___ PROVIDED DATA
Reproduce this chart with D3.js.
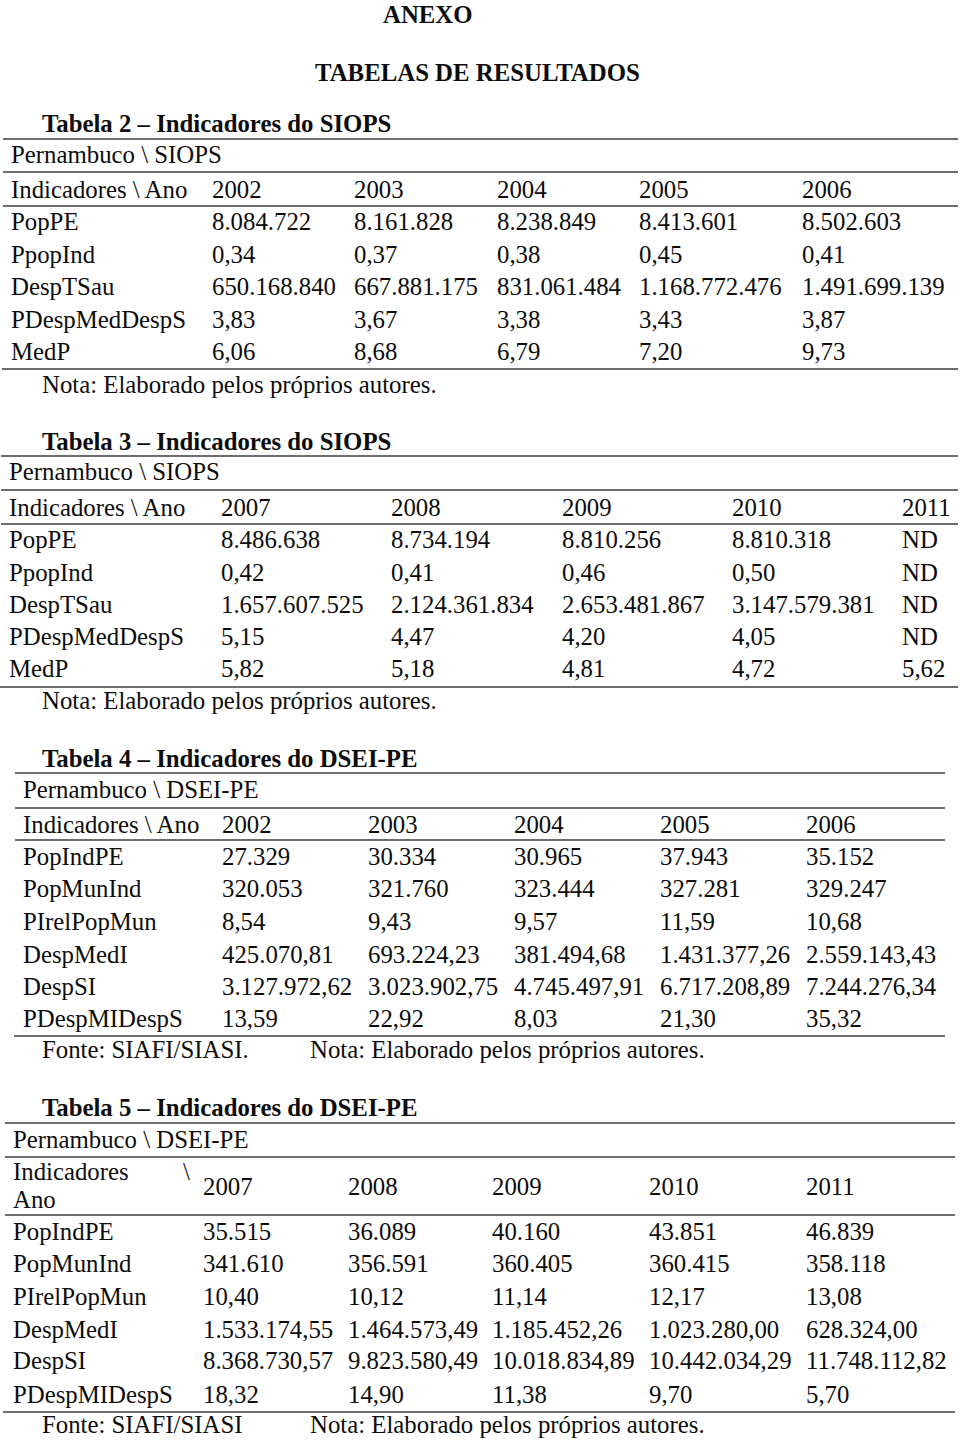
______
___ PROVIDED DATA
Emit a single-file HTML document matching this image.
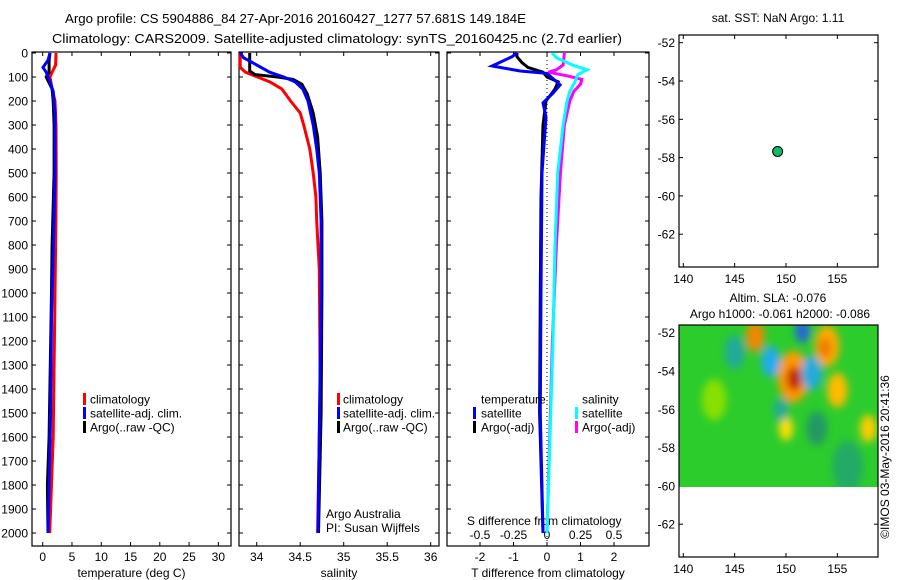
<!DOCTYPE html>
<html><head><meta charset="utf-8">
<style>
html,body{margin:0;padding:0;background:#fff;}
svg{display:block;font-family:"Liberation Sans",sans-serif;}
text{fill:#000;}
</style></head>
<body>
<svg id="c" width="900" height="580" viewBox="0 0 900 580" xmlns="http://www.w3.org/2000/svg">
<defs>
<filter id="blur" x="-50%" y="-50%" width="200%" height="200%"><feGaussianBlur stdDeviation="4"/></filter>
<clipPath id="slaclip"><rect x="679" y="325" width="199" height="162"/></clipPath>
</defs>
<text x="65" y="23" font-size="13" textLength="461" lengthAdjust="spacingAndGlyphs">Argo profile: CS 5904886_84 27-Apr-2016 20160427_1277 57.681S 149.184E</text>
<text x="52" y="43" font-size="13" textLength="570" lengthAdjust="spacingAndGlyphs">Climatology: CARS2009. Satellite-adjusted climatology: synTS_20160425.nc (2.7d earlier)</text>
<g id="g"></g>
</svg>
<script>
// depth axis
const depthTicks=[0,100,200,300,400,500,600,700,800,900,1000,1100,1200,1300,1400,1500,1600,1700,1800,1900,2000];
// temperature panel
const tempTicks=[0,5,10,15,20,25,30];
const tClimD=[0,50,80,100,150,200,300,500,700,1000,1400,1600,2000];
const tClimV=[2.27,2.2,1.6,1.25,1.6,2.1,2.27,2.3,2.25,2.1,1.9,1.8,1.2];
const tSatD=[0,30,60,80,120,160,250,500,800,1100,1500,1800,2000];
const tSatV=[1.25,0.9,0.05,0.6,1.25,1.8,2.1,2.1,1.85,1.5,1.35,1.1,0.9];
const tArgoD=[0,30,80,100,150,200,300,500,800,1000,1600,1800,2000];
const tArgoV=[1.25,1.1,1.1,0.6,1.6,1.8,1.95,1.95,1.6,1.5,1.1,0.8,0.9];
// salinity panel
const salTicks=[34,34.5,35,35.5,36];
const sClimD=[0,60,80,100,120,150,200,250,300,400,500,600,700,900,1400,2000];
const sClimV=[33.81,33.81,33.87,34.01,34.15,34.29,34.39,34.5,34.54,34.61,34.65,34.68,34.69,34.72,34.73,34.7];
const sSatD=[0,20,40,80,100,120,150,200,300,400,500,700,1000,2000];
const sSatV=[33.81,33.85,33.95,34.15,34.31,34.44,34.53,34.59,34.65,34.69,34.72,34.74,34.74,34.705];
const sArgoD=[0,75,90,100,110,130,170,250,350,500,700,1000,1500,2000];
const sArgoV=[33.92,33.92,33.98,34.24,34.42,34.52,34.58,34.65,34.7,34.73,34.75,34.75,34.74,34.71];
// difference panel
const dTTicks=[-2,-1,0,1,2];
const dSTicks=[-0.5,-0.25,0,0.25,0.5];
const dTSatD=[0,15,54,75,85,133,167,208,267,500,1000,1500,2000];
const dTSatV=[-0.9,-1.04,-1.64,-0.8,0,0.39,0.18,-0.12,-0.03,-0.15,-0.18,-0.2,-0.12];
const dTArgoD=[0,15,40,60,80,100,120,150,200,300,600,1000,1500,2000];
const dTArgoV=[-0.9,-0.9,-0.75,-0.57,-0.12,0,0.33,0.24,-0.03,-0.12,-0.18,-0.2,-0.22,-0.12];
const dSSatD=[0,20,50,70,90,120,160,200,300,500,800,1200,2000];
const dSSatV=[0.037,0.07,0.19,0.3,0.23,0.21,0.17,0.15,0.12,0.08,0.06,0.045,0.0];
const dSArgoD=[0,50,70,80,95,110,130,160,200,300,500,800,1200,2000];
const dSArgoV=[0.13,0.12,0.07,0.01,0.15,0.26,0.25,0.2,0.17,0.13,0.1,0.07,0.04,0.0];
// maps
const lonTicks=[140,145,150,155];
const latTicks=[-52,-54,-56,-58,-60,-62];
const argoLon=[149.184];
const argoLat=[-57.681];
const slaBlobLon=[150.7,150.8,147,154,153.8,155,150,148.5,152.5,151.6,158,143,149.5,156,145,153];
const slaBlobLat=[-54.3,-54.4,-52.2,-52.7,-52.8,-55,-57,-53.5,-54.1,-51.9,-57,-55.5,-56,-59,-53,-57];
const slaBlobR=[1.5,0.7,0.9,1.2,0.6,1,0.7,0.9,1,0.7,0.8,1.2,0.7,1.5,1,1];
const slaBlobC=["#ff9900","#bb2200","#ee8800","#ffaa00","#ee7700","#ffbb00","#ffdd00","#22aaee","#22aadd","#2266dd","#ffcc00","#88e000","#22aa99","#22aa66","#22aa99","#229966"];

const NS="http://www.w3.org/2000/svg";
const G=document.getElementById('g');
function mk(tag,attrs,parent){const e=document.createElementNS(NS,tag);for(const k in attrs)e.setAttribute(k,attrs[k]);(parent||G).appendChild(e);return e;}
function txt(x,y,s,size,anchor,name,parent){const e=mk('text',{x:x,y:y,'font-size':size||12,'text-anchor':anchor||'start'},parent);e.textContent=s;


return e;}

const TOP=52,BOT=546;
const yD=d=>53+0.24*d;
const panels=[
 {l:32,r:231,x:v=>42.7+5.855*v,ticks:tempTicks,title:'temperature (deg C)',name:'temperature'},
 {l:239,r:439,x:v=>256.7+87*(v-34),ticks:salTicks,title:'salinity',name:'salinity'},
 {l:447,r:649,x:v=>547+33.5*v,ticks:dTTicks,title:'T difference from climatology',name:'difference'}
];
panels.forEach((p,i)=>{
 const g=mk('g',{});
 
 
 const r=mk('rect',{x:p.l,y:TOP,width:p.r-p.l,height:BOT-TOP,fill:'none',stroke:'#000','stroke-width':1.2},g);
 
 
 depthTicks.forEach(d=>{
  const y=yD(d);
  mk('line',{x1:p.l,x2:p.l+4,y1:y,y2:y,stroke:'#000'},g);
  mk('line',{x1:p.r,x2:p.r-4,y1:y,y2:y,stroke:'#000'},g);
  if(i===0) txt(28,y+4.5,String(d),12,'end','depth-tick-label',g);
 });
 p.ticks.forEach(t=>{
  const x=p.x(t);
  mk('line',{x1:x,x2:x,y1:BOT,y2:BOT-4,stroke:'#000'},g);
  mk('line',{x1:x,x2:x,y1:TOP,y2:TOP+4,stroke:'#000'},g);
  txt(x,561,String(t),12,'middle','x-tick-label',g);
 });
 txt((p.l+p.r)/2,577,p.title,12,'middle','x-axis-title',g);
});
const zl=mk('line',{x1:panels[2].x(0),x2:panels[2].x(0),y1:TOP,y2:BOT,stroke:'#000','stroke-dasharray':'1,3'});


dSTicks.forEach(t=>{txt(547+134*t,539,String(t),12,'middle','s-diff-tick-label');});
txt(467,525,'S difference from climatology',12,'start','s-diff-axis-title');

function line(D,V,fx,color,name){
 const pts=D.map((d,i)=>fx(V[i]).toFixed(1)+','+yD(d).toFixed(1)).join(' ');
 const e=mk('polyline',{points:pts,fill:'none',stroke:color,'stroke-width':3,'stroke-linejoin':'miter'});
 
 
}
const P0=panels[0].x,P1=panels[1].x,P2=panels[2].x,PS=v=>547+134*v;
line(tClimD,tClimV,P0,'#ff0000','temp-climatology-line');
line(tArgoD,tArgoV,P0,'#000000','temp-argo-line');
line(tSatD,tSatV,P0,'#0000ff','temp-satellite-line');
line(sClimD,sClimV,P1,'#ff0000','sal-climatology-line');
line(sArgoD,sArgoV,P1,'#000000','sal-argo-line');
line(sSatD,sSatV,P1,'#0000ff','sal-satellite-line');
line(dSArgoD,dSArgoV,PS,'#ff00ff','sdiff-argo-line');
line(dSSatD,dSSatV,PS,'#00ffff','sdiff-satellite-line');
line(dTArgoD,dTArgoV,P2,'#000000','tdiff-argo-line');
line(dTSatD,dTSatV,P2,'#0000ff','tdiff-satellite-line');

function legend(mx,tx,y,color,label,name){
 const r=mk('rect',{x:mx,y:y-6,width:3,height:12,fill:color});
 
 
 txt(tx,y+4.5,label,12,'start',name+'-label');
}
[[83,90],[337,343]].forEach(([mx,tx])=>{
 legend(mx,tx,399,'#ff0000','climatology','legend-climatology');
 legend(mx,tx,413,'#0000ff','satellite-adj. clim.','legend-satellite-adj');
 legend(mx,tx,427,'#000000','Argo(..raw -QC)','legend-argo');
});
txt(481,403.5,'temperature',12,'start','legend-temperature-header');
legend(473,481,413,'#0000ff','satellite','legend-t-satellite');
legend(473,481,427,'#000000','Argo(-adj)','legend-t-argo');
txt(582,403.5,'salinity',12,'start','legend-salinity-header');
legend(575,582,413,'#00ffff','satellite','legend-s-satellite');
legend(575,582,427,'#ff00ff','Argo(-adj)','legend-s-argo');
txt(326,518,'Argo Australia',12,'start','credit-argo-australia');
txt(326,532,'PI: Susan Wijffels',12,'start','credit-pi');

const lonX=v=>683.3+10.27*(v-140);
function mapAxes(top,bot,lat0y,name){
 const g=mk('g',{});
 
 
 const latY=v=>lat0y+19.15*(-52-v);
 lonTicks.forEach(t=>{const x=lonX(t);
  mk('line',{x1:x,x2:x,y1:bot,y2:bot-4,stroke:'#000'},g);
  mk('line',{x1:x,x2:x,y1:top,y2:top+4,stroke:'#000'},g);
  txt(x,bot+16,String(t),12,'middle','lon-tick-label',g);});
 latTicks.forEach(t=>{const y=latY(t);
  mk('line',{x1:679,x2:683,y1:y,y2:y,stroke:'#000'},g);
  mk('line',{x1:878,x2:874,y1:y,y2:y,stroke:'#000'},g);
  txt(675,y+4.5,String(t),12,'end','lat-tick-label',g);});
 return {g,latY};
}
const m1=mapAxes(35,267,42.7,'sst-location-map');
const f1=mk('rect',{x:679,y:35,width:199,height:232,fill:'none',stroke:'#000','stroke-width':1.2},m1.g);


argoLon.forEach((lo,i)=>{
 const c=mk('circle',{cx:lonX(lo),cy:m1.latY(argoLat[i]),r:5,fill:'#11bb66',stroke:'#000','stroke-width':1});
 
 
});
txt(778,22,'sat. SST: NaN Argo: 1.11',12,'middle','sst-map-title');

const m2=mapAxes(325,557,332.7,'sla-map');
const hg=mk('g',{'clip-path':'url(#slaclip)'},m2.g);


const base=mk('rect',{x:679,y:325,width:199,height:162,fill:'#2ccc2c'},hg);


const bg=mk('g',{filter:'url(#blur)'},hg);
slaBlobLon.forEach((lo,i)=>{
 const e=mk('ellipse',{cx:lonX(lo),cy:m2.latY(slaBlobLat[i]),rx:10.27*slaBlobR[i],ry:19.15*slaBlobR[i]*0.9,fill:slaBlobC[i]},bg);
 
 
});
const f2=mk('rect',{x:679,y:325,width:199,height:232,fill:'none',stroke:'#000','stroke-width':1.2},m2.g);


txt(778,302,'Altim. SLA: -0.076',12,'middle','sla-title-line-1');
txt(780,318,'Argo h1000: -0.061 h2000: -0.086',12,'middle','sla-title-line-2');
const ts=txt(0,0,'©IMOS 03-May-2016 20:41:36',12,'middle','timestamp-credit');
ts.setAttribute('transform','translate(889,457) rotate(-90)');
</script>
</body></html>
______
___ PROVIDED DATA
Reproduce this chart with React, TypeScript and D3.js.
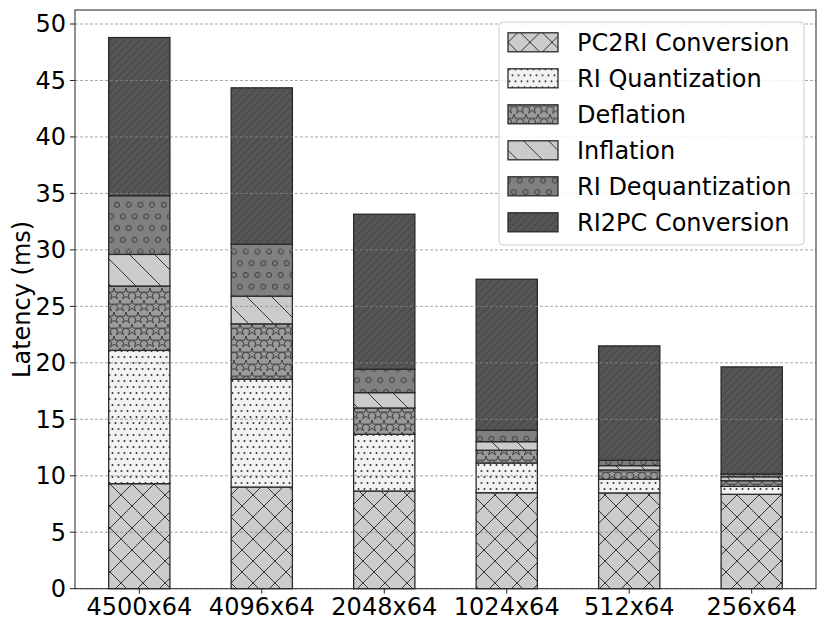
______
THE REQUEST:
Which lines contain "document"? Copy each of them out.

ANSWER TO THIS TASK:
Emit a single-file HTML document matching this image.
const G=document.getElementById('g');
function mk(tag,attrs,parent){const e=document.createElementNS(NS,tag);for(const k in attrs)e.setAttribute(k,attrs[k]);(parent||G).appendChild(e);return e;}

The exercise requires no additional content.